Four Tips for Small Businesses to Audit-Proof Business Expenses

If you're a business owner and you're drowning in an ocean of expense receipts, we're here to throw you a life preserver.

If you’re a business owner and you’re drowning in an ocean of expense receipts, we’re here to throw you a life preserver.

One of the biggest issues disputed by the IRS — and the IRS wins in all but two percent of the cases — were trade or business expenses. In many cases, it was just a matter of poor record keeping by the taxpayers. If you’re going to claim business expenses, first you have to know what you can claim. Then you have to keep track of what you’re claiming and keep excellent records and support for the expense. You have to break out what is a business expense and what is a personal one so that you’re not claiming personal expenses. Following these tips can help keep your business expenses legitimate and avoid owing more money to the IRS.

  • Only claim business expenses – This should be a no-brainer, but surprisingly many people try to claim personal expenses. If you use your personal vehicle and drive 70 percent for personal errands and only 30 percent for business, only deduct the miles you drive for business.

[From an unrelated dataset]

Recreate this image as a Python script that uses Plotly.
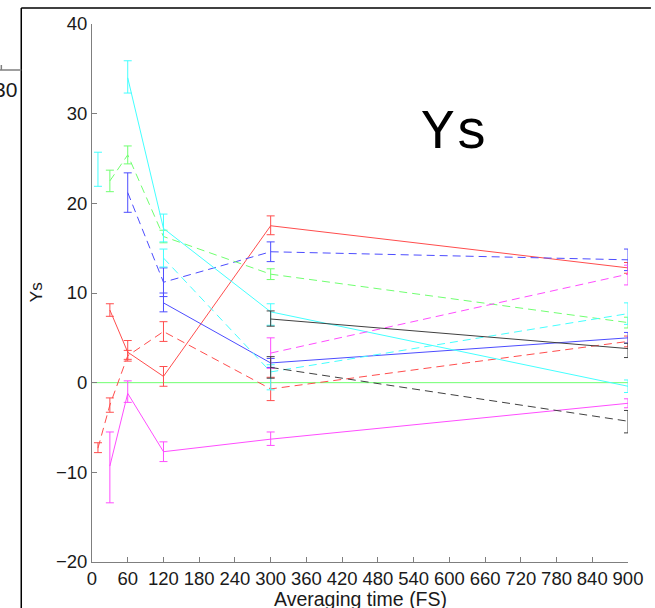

If you took out a loan to start your small business but used half of it to remodel your kitchen, you should only deduct the half you actually put toward your business. You will deduct the expenses you used the loan proceeds for and only the interest for the portion of the loan used for business. Take a look at the IRS rules for deducting business expenses.
  • Keep good records – A shoebox full of receipts is a system, but it’s probably not the most organized way to make sure you’re claiming all the expenses you should. You need to be able to provide documentation in case your return is questioned. Here’s what you will need to back up your deductions to the IRS. Find a system to track your business expenses that works for you, whether it’s paper or electronic, and stick with it.
  • Don’t confuse hobby expenses for business expenses – If you have a home-based business and you only sell to friends and family (without making profit, year after year), the IRS probably views your business as a hobby. You can’t deduct costs associated with your hobby. In order to claim expenses, you have to run your business as a business and make your business profitable or show the IRS you are trying to make it profitable. The rule is you need to show a profit three out of five years. You don’t actually have to make a profit, but you do need to show IRS that you are trying to make a profit.
  • Learn to properly calculate your home office expense – The good news is, this calculation was simplified in 2014. If you have a home office, you multiply the number of square feet of your office by $5 per square foot (with a maximum of 300 square feet). You can still do your calculation the old way, if it’s more beneficial to you, and it probably will be, but know that the home office expense is one of the more contentious items with the IRS. Make sure you’re calculating your deduction correctly and only writing off space that is used exclusively for your business.